High-Flying Offense the Key to Game 5

 

Saturday brings another Stanley Cup Final game to Chicago after a thrilling overtime Blackhawks victory in Boston on Wednesday night to even the series up at 2 games a piece. If the Hawks want to take a 3 – 2 series lead at the Madhouse in Game 5, they’ll need to repeat some of what they did in Game 4.
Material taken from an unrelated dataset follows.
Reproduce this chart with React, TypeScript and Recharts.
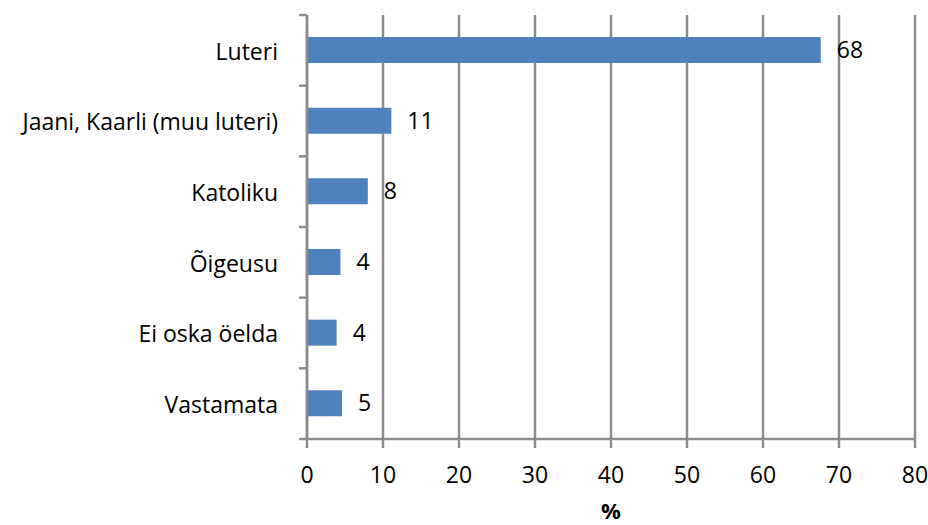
import { BarChart, Bar, XAxis, YAxis, CartesianGrid, LabelList } from "recharts";

const categories = ["Luteri", "Jaani, Kaarli (muu luteri)", "Katoliku", "Õigeusu", "Ei oska öelda", "Vastamata"];
const shares = [67.6, 11.1, 8.0, 4.4, 3.9, 4.6];
const xTicks = [0, 10, 20, 30, 40, 50, 60, 70, 80];

const data = categories.map((name, i) => ({ name, value: shares[i] }));

const FONT = "'Open Sans', sans-serif";
const GRID = "#8c8c8c";
const LABEL_GAP = 29;
const PLOT_H = 424;

// category ticks sit on the band edges, labels in the middle
const CategoryTick = (props: any) => {
  const { x, y, payload, index } = props;
  const band = PLOT_H / categories.length;
  const ax = x + LABEL_GAP;
  return (
    <g>
      <line x1={ax - 8} x2={ax} y1={y - band / 2} y2={y - band / 2} stroke={GRID} strokeWidth={2.5} />
      {index === categories.length - 1 && (
        <line x1={ax - 8} x2={ax} y1={y + band / 2} y2={y + band / 2} stroke={GRID} strokeWidth={2.5} />
      )}
      <text x={x} y={y} dy="0.4em" textAnchor="end" fontSize={23} fontFamily={FONT} fill="#000">
        {payload.value}
      </text>
    </g>
  );
};

export default function App() {
  return (
    <div style={{ position: "absolute", left: 0, top: 0 }}>
      <BarChart
        width={928}
        height={525}
        data={data}
        layout="vertical"
        margin={{ top: 15, right: 13, bottom: 0, left: 0 }}
      >
        <CartesianGrid horizontal={false} stroke={GRID} strokeWidth={2.5} />
        <XAxis
          type="number"
          domain={[0, 80]}
          ticks={xTicks}
          interval={0}
          height={86}
          axisLine={{ stroke: GRID, strokeWidth: 2.5 }}
          tickLine={{ stroke: GRID, strokeWidth: 2.5 }}
          tickSize={9}
          tickMargin={19}
          tick={{ fontSize: 23, fontFamily: FONT, fill: "#000" }}
          label={{ value: "%", position: "insideBottom", offset: 6, fontSize: 22, fontWeight: "bold", fontFamily: FONT, fill: "#000" }}
        />
        <YAxis
          type="category"
          dataKey="name"
          width={307}
          axisLine={{ stroke: GRID, strokeWidth: 2.5 }}
          tickLine={false}
          tickSize={0}
          tickMargin={LABEL_GAP}
          tick={<CategoryTick />}
          interval={0}
        />
        <Bar dataKey="value" fill="#4f81bd" barSize={26} isAnimationActive={false}>
          <LabelList
            dataKey="value"
            position="right"
            offset={16}
            formatter={(v: any) => Math.round(Number(v))}
            style={{ fontSize: 23, fontFamily: FONT, fill: "#000" }}
          />
        </Bar>
      </BarChart>
    </div>
  );
}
Number One: win the small battles.

Faceoffs have been a struggle in this series for Chicago, even if the scorecard may not indicate it. At key points in the games, Chicago has lost faceoffs in streaks, especially in the first 20 minutes. The numbers usually even out by the time the game finishes, but the Blackhawks must come out on top in this regard. In the first period of Game 4, Chicago had a faceoff advantage and they battled hard, allowing Michal Handzus to score a shorthanded goal from a great effort from Brandon Saad.

Chicago must continue to be hungry and energized because it benefits them most. Boston plays best when it can slow the game down and dictate what happens on the ice. For the Hawks: the faster the better. And Game 5 showed that high energy from the whole team, which contributed to 6 different Blackhawks scoring in the victory. To put that in perspective, Boston only has 6 goal-scorers in this series to the Hawks 10.

One of those goal scorers is not David Krecji. He was one of the most lethal scorers in the postseason coming into this series, leading the league with 9 goals. Since then, he has scored no goals and recorded only 3 assists against Chicago. He has been effectively shut down in all areas of the ice, including going 5 – 11 at the faceoff circle in Game 4 on Wednesday.

Patrick Sharp was giving Krecji a run for his money throughout the postseason, chasing him chiefly in the goals category in the first 3 series. As the hungriest player on the ice, Sharp was able to take advantage of the Krejci shutdown and score the goal he’s been looking for all series to take the league lead in goals scored this postseason. And rightfully so.

Sharp has put 25 shots on net in this series, including 8 in Game 4. He is consistently the hardest skater on the ice and may have had an effect on the big names that have been performing at a less-than-enthusiastic level.

Jonathan Toews and Patrick Kane were put on a line together in Game 4 and it paid off for Joel Quenneville as they each scored a goal in the contest. These two worked magic in the 2010 Stanley Cup Finals, scoring nearly 50 points together in the postseason. Finally reunited, they both found the back of the net and could continue to skate together in Game 5.

Not surprisingly, Duncan Keith led all skaters in ice time with nearly 33 minutes in Game 4. Not only was his presence felt everywhere, but he’s likely been in the nightmares of the Boston Bruins. Keith was on the ice for 4 for Chicago’s 6 goals in Game 4, including Seabrook’s overtime winner. With Keith performing at this level, Chicago needs to take advantage of his hockey sense and skills like they have been all season if they want to hoist the Cup for the second time in 4 years.

Marian Hossa did not skate at practice on Friday with the team, causing concern over the injury that sidelined him for Game 3 but more importantly, whether or not he will play in Game 5. Said Quenneville at Chicago’s Morning Skate Live on Saturday, “Yeah, he’s playing.”